Example 2: Let’s say you’ve made some profits trading Forex and want to withdraw your money. However, your broker refuses to process the withdrawal or delays it indefinitely. This is another example of counterparty risk, as the broker is not meeting their obligation to return your funds.
How Counterparty Risk Affects Forex Trading in Kenya
Forex trading in Kenya has been growing rapidly, and with this growth comes an increase in the number of forex brokers offering their services.
While many brokers are trustworthy and reliable, some might not have the same level of integrity or financial stability. If you choose an unreliable broker, you’re exposing yourself to greater counterparty risk.
Managing Counterparty Risk in Forex Trading
To minimize counterparty risk in your Forex trading, follow these steps:
- Choose a Regulated Forex Broker: Make sure to select a broker that is regulated by a reputable authority, such as the Capital Markets Authority (CMA) in Kenya. This ensures that the broker adheres to specific rules and standards, reducing the likelihood of them failing to fulfill their obligations.
- Research Your Broker: Don’t just choose the first forex broker you come across.
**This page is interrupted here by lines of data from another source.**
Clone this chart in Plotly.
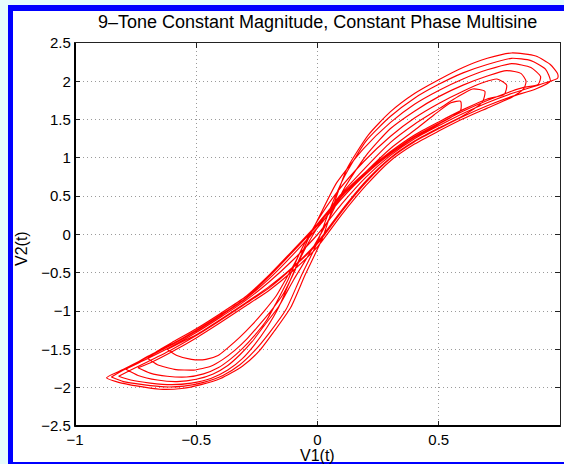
import base64
import struct
import zlib

import plotly.graph_objects as go

# ---- data ----
x_ticks = [-1, -0.5, 0, 0.5, 1]
y_ticks = [-2.5, -2, -1.5, -1, -0.5, 0, 0.5, 1, 1.5, 2, 2.5]

# rising (steep) arms: left tip -> bottom arc -> centre -> top arc -> right tip
up1_x = [-0.87, -0.82, -0.74, -0.65, -0.56, -0.48, -0.40, -0.31, -0.24, -0.18, -0.11, -0.05, 0.02, 0.07, 0.12, 0.21, 0.30, 0.40, 0.50, 0.60, 0.70, 0.80, 0.90, 0.96, 0.99, 0.99]
up1_y = [-1.87, -1.93, -1.98, -2.02, -2.01, -1.96, -1.88, -1.72, -1.52, -1.27, -0.95, -0.52, -0.05, 0.42, 0.85, 1.30, 1.60, 1.84, 2.02, 2.18, 2.30, 2.37, 2.33, 2.22, 2.10, 2.04]
up2_x = [-0.85, -0.80, -0.72, -0.63, -0.55, -0.47, -0.39, -0.32, -0.26, -0.20, -0.13, -0.07, 0.0, 0.05, 0.11, 0.20, 0.30, 0.40, 0.50, 0.60, 0.70, 0.80, 0.88, 0.94, 0.96]
up2_y = [-1.86, -1.92, -1.96, -1.99, -1.98, -1.93, -1.84, -1.70, -1.52, -1.29, -0.98, -0.56, -0.10, 0.32, 0.75, 1.22, 1.54, 1.78, 1.96, 2.11, 2.22, 2.30, 2.27, 2.16, 2.00]
up3_x = [-0.82, -0.77, -0.69, -0.60, -0.52, -0.44, -0.37, -0.31, -0.26, -0.21, -0.16, -0.11, -0.05, 0.01, 0.08, 0.19, 0.30, 0.40, 0.50, 0.60, 0.70, 0.80, 0.88, 0.92, 0.91]
up3_y = [-1.85, -1.90, -1.94, -1.96, -1.94, -1.88, -1.77, -1.62, -1.44, -1.22, -0.95, -0.58, -0.14, 0.25, 0.68, 1.12, 1.46, 1.70, 1.88, 2.03, 2.15, 2.23, 2.18, 2.06, 1.96]
up4_x = [-0.79, -0.74, -0.66, -0.58, -0.50, -0.43, -0.37, -0.32, -0.27, -0.22, -0.16, -0.10, -0.02, 0.05, 0.11, 0.20, 0.30, 0.40, 0.50, 0.60, 0.70, 0.78, 0.84, 0.86, 0.85]
up4_y = [-1.76, -1.84, -1.90, -1.92, -1.89, -1.82, -1.71, -1.57, -1.40, -1.19, -0.94, -0.60, -0.18, 0.22, 0.60, 1.03, 1.38, 1.61, 1.80, 1.95, 2.07, 2.14, 2.10, 2.00, 1.90]
up5_x = [-0.74, -0.69, -0.62, -0.54, -0.47, -0.41, -0.36, -0.31, -0.26, -0.21, -0.17, -0.12, -0.07, 0.0, 0.08, 0.19, 0.30, 0.40, 0.50, 0.60, 0.68, 0.74, 0.78, 0.77]
up5_y = [-1.74, -1.81, -1.85, -1.86, -1.82, -1.74, -1.63, -1.49, -1.32, -1.12, -0.89, -0.58, -0.22, 0.18, 0.55, 0.95, 1.28, 1.52, 1.71, 1.87, 1.98, 2.03, 1.95, 1.83]
up6_x = [-0.70, -0.66, -0.59, -0.51, -0.44, -0.39, -0.34, -0.29, -0.24, -0.19, -0.14, -0.10, -0.06, 0.01, 0.09, 0.20, 0.30, 0.40, 0.50, 0.58, 0.64, 0.69, 0.68]
up6_y = [-1.62, -1.70, -1.76, -1.77, -1.72, -1.63, -1.51, -1.36, -1.18, -0.99, -0.77, -0.52, -0.24, 0.14, 0.50, 0.88, 1.20, 1.44, 1.64, 1.80, 1.90, 1.87, 1.73]
up7_x = [-0.62, -0.58, -0.52, -0.46, -0.41, -0.37, -0.32, -0.27, -0.22, -0.17, -0.13, -0.09, -0.05, 0.02, 0.09, 0.20, 0.30, 0.40, 0.48, 0.55, 0.59, 0.59]
up7_y = [-1.50, -1.58, -1.63, -1.63, -1.58, -1.48, -1.34, -1.18, -1.00, -0.80, -0.58, -0.35, -0.10, 0.16, 0.46, 0.82, 1.12, 1.36, 1.56, 1.72, 1.74, 1.62]

# falling (shallow band) arms: right tip -> next left tip
dn1_x = [0.94, 0.90, 0.80, 0.70, 0.60, 0.50, 0.40, 0.30, 0.20, 0.10, 0.0, -0.10, -0.20, -0.30, -0.40, -0.50, -0.60, -0.70, -0.80, -0.85]
dn1_y = [1.98, 1.94, 1.84, 1.72, 1.58, 1.42, 1.25, 1.03, 0.75, 0.40, 0.0, -0.33, -0.62, -0.87, -1.08, -1.28, -1.46, -1.62, -1.77, -1.86]
dn2_x = [0.90, 0.80, 0.70, 0.60, 0.50, 0.40, 0.30, 0.20, 0.10, 0.0, -0.10, -0.20, -0.30, -0.40, -0.50, -0.60, -0.70, -0.77, -0.82]
dn2_y = [1.90, 1.80, 1.68, 1.54, 1.38, 1.21, 0.99, 0.68, 0.30, -0.12, -0.43, -0.70, -0.91, -1.12, -1.32, -1.50, -1.66, -1.77, -1.85]
dn3_x = [0.85, 0.80, 0.70, 0.60, 0.50, 0.40, 0.30, 0.20, 0.10, 0.0, -0.10, -0.20, -0.30, -0.40, -0.50, -0.60, -0.70, -0.79]
dn3_y = [1.92, 1.87, 1.75, 1.61, 1.45, 1.28, 1.06, 0.80, 0.50, 0.12, -0.22, -0.55, -0.84, -1.05, -1.25, -1.43, -1.59, -1.76]
dn4_x = [0.80, 0.70, 0.60, 0.50, 0.40, 0.30, 0.20, 0.10, 0.0, -0.10, -0.20, -0.30, -0.40, -0.50, -0.60, -0.68, -0.74]
dn4_y = [1.79, 1.65, 1.51, 1.35, 1.18, 0.96, 0.64, 0.26, -0.16, -0.47, -0.73, -0.94, -1.15, -1.35, -1.53, -1.66, -1.74]
dn5_x = [0.70, 0.60, 0.50, 0.40, 0.30, 0.20, 0.10, 0.0, -0.10, -0.20, -0.30, -0.40, -0.50, -0.60, -0.66, -0.70]
dn5_y = [1.77, 1.63, 1.47, 1.30, 1.08, 0.82, 0.52, 0.14, -0.20, -0.53, -0.82, -1.03, -1.23, -1.41, -1.52, -1.62]
dn6_x = [0.60, 0.50, 0.40, 0.30, 0.20, 0.10, 0.0, -0.10, -0.20, -0.30, -0.40, -0.50, -0.57, -0.62]
dn6_y = [1.55, 1.39, 1.22, 1.00, 0.70, 0.32, -0.10, -0.42, -0.68, -0.90, -1.11, -1.31, -1.42, -1.50]
dn7_x = [0.50, 0.40, 0.30, 0.20, 0.10, 0.0, -0.10, -0.20, -0.30, -0.40, -0.50, -0.60, -0.70, -0.80, -0.87]
dn7_y = [1.44, 1.27, 1.05, 0.79, 0.47, 0.09, -0.26, -0.58, -0.85, -1.06, -1.26, -1.44, -1.60, -1.76, -1.87]

segments_x = [up1_x, dn1_x, up2_x, dn2_x, up3_x, dn3_x, up4_x, dn4_x, up5_x, dn5_x, up6_x, dn6_x, up7_x, dn7_x]
segments_y = [up1_y, dn1_y, up2_y, dn2_y, up3_y, dn3_y, up4_y, dn4_y, up5_y, dn5_y, up6_y, dn6_y, up7_y, dn7_y]

xs, ys = [], []
for sx, sy in zip(segments_x, segments_y):
    xs.extend(sx)
    ys.extend(sy)

W, H = 564, 464
L, R, T, B = 75, 4, 43, 38
pw, ph = W - L - R, H - T - B


def px(v):
    return (v - L) / pw


def py(v):
    return (H - B - v) / ph


def solid_png(r, g, b):
    def chunk(tag, data):
        return struct.pack(">I", len(data)) + tag + data + struct.pack(">I", zlib.crc32(tag + data) & 0xffffffff)
    raw = b"\x00" + bytes([r, g, b])
    png = (b"\x89PNG\r\n\x1a\n" + chunk(b"IHDR", struct.pack(">IIBBBBB", 1, 1, 8, 2, 0, 0, 0))
           + chunk(b"IDAT", zlib.compress(raw)) + chunk(b"IEND", b""))
    return "data:image/png;base64," + base64.b64encode(png).decode()


FONT = "Liberation Sans, Arial, Helvetica, sans-serif"
CYAN = "#e6fcfc"
BLUE = "#0000ff"

fig = go.Figure()
fig.add_trace(go.Scatter(x=xs, y=ys, mode="lines",
                         line=dict(color="#ff0000", width=1.15, shape="spline", smoothing=0.6),
                         hoverinfo="skip", showlegend=False))

axis_common = dict(showgrid=True, gridcolor="#9a9a9a", gridwidth=1, griddash="1px,3px",
                   zeroline=False, showline=True, linecolor="#222222", linewidth=1.2,
                   mirror="ticks", ticks="inside", ticklen=5, tickwidth=1, tickcolor="#222222",
                   tickfont=dict(family=FONT, size=15, color="#000000"))

fig.update_xaxes(range=[-1, 1], tickvals=x_ticks, **axis_common)
fig.update_yaxes(range=[-2.5, 2.5], tickvals=y_ticks, **axis_common)

shapes = [
    dict(type="rect", xref="paper", yref="paper", x0=px(13), x1=px(W + 2), y0=py(11), y1=py(462),
         fillcolor="#ffffff", line_width=0, layer="below"),
    dict(type="rect", xref="paper", yref="paper", x0=px(-2), x1=px(W + 2), y0=py(-2), y1=py(5),
         fillcolor=CYAN, line_width=0, layer="below"),
    dict(type="rect", xref="paper", yref="paper", x0=px(-2), x1=px(8), y0=py(-2), y1=py(H + 2),
         fillcolor=CYAN, line_width=0, layer="below"),
    dict(type="rect", xref="paper", yref="paper", x0=px(8), x1=px(13), y0=py(5), y1=py(H + 2),
         fillcolor=BLUE, line_width=0, layer="above"),
    dict(type="rect", xref="paper", yref="paper", x0=px(8), x1=px(W + 2), y0=py(5), y1=py(11),
         fillcolor=BLUE, line_width=0, layer="above"),
    dict(type="line", xref="paper", yref="paper", x0=0, x1=0, y0=0, y1=1,
         line=dict(color="#000000", width=2), layer="above"),
    dict(type="line", xref="paper", yref="paper", x0=0, x1=1, y0=0, y1=0,
         line=dict(color="#000000", width=2), layer="above"),
]

images = [
    dict(source=solid_png(0, 0, 255), xref="paper", yref="paper", x=px(8), y=py(5),
         sizex=(W - 8) / pw, sizey=6 / ph, sizing="stretch", xanchor="left", yanchor="top",
         layer="above"),
]

annotations = [
    dict(text="9–Tone Constant Magnitude, Constant Phase Multisine", xref="paper", yref="paper",
         x=px(317.5), y=py(22), xanchor="center", yanchor="middle", showarrow=False,
         font=dict(family=FONT, size=18, color="#000000")),
    dict(text="V1(t)", xref="paper", yref="paper", x=px(317.5), y=py(455), xanchor="center",
         yanchor="middle", showarrow=False, font=dict(family=FONT, size=16, color="#000000")),
    dict(text="V2(t)", xref="paper", yref="paper", x=px(21), y=py(249), xanchor="center",
         yanchor="middle", showarrow=False, textangle=-90,
         font=dict(family=FONT, size=16, color="#000000")),
]

fig.update_layout(width=W, height=H, margin=dict(l=L, r=R, t=T, b=B),
                  paper_bgcolor=BLUE, plot_bgcolor="#ffffff",
                  shapes=shapes, images=images, annotations=annotations, showlegend=False)

fig.write_html("out.html", config={"displayModeBar": False},
               post_script="document.body.style.margin='0px';")
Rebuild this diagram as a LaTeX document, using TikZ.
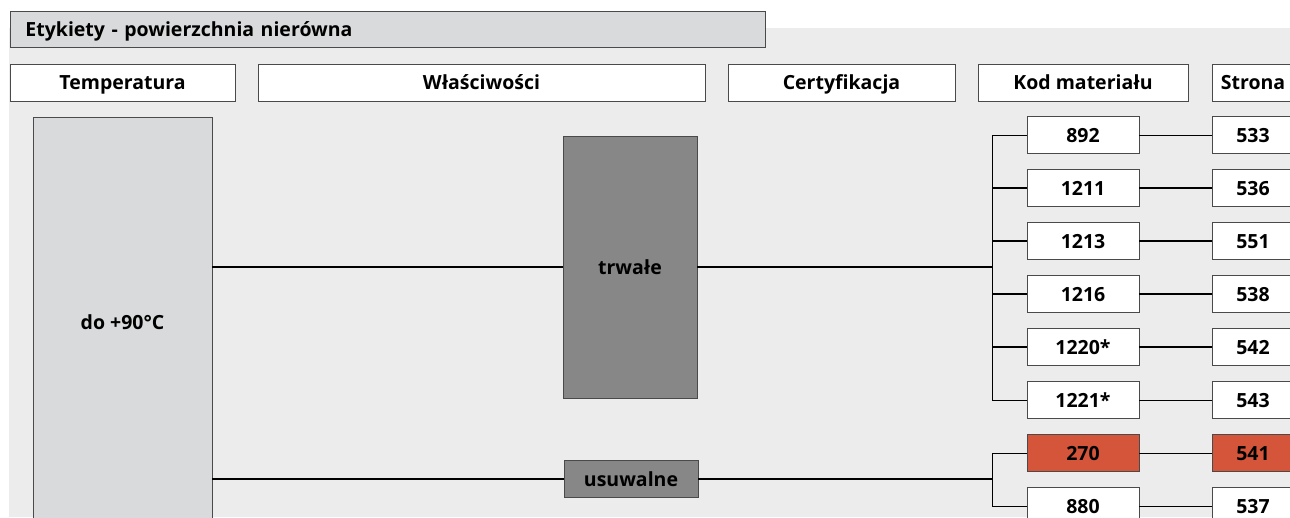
\documentclass[tikz,border=0pt]{standalone}
\usepackage{fontspec}
\setmainfont{Open Sans}
\definecolor{bgc}{HTML}{ECECEC}
\definecolor{lightfill}{HTML}{D9DADB}
\definecolor{darkfill}{HTML}{878787}
\definecolor{redfill}{HTML}{D5553B}
\definecolor{boxline}{HTML}{4A4A4A}
\newcommand{\lblfont}{\bfseries\fontsize{19.5}{22}\selectfont}
\begin{document}
\begin{tikzpicture}[x=1pt,y=-1pt,
  basebox/.style={draw=boxline, line width=0.9pt, inner sep=0pt, font=\lblfont, text=black, text height=14pt, text depth=0pt},
  whitebox/.style={basebox, fill=white},
  hdr/.style={whitebox, minimum height=37pt},
  codebox/.style={whitebox, minimum width=112pt, minimum height=36.5pt},
  pagebox/.style={whitebox, minimum width=82pt, minimum height=36.5pt},
  redbox/.style={fill=redfill},
  thickline/.style={draw=black, line width=1.5pt},
  thinline/.style={draw=black, line width=0.8pt},
  bracket/.style={draw=black, line width=1pt}]
\useasboundingbox (0,0) rectangle (1290,517);
\clip (0,0) rectangle (1290,517);
\fill[bgc] (9,28) rectangle (1290,517);

% title
\node[basebox, fill=lightfill, anchor=west, minimum height=36pt, text width=725pt, inner xsep=15pt, align=left] (title) at (10,29) {Etykiety - powierzchnia nierówna};

% headers
\node[hdr, minimum width=225pt] (hTemp) at (122.5,82.5) {Temperatura};
\node[hdr, minimum width=447pt] (hProp) at (481.5,82.5) {Właściwości};
\node[hdr, minimum width=227pt] (hCert) at (841.5,82.5) {Certyfikacja};
\node[hdr, minimum width=210pt] (hKod) at (1083,82.5) {Kod materiału};
\node[hdr, minimum width=82pt] (hStr) at (1253,82.5) {Strona};

% temperature
\node[basebox, fill=lightfill, minimum width=179pt, minimum height=410pt] (temp) at (122.5,322) {do +90°C};

% properties
\node[basebox, fill=darkfill, minimum width=134pt, minimum height=262pt] (trw) at (630,267) {trwałe};
\node[basebox, fill=darkfill, minimum width=134pt, minimum height=37pt] (usu) at (631,479) {usuwalne};

% codes
\node[codebox] (c892) at (1083,135) {892};
\node[codebox] (c1211) at (1083,188) {1211};
\node[codebox] (c1213) at (1083,241) {1213};
\node[codebox] (c1216) at (1083,294) {1216};
\node[codebox] (c1220) at (1083,347) {1220*};
\node[codebox] (c1221) at (1083,400) {1221*};
\node[codebox, redbox] (c270) at (1083,453) {270};
\node[codebox] (c880) at (1083,506) {880};

% pages
\node[pagebox] (p533) at (1253,135) {533};
\node[pagebox] (p536) at (1253,188) {536};
\node[pagebox] (p551) at (1253,241) {551};
\node[pagebox] (p538) at (1253,294) {538};
\node[pagebox] (p542) at (1253,347) {542};
\node[pagebox] (p543) at (1253,400) {543};
\node[pagebox, redbox] (p541) at (1253,453) {541};
\node[pagebox] (p537) at (1253,506) {537};

% bracket junction coordinates
\coordinate (jA) at (992,267);
\coordinate (jB) at (992,479);

% main connectors
\draw[thickline] (temp.east |- trw.west) -- (trw.west);
\draw[thickline] (temp.east |- usu.west) -- (usu.west);
\draw[thickline] (trw.east) -- (jA);
\draw[thickline] (usu.east) -- (jB);

% brackets
\draw[bracket] (jA |- c892.west) -- (jA |- c1221.west);
\draw[bracket] (jB |- c270.west) -- (jB |- c880.west);
\draw[thinline] (jA |- c892.west) -- (c892.west);
\draw[thickline] (jA |- c1211.west) -- (c1211.west);
\draw[thickline] (jA |- c1213.west) -- (c1213.west);
\draw[thickline] (jA |- c1216.west) -- (c1216.west);
\draw[thickline] (jA |- c1220.west) -- (c1220.west);
\draw[thinline] (jA |- c1221.west) -- (c1221.west);
\draw[thinline] (jB |- c270.west) -- (c270.west);
\draw[thinline] (jB |- c880.west) -- (c880.west);

% code to page
\draw[thinline] (c892.east) -- (p533.west);
\draw[thickline] (c1211.east) -- (p536.west);
\draw[thickline] (c1213.east) -- (p551.west);
\draw[thickline] (c1216.east) -- (p538.west);
\draw[thickline] (c1220.east) -- (p542.west);
\draw[thinline] (c1221.east) -- (p543.west);
\draw[thinline] (c270.east) -- (p541.west);
\draw[thinline] (c880.east) -- (p537.west);
\end{tikzpicture}
\end{document}
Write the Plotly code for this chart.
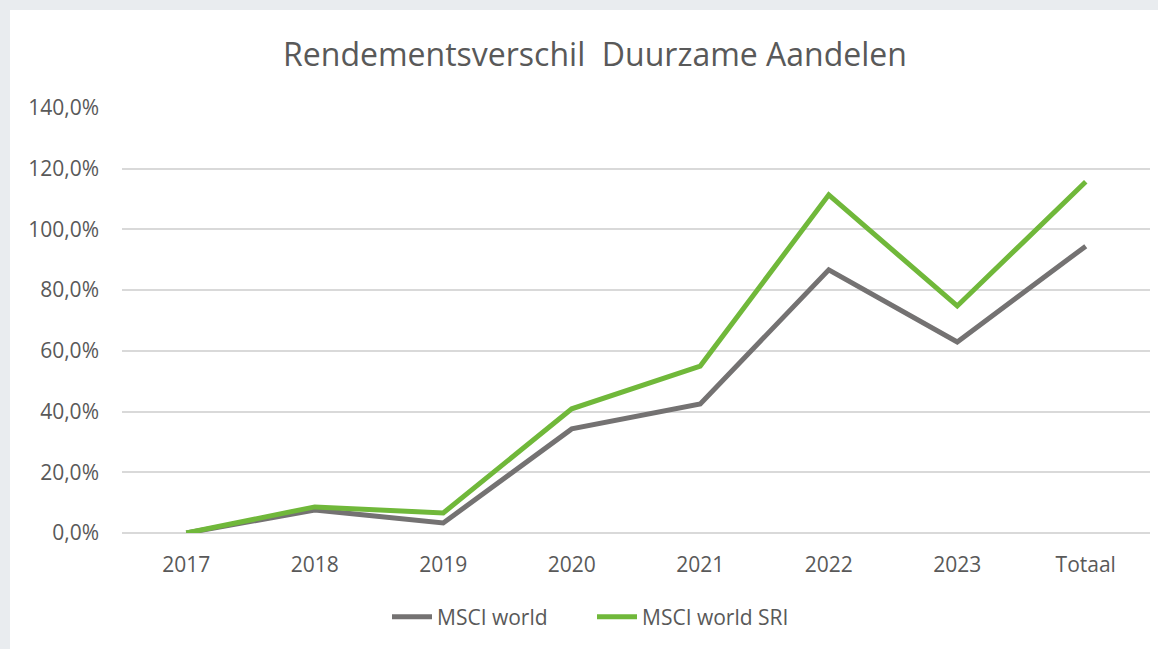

Do your homework and research their reputation, trading platforms, fees, and customer service. Check for online reviews and ask for recommendations from fellow traders to find a broker that suits your needs.
- Diversify Your Investments: While it might not directly relate to counterparty risk, diversifying your investments across different financial instruments and markets can help protect your portfolio. If you experience issues with one broker or market, your other investments can help offset potential losses.
- Monitor Your Broker’s Financial Stability: Keep an eye on the financial health of your broker. If they start showing signs of financial instability or poor business practices, consider switching to a more reliable broker to protect your investments.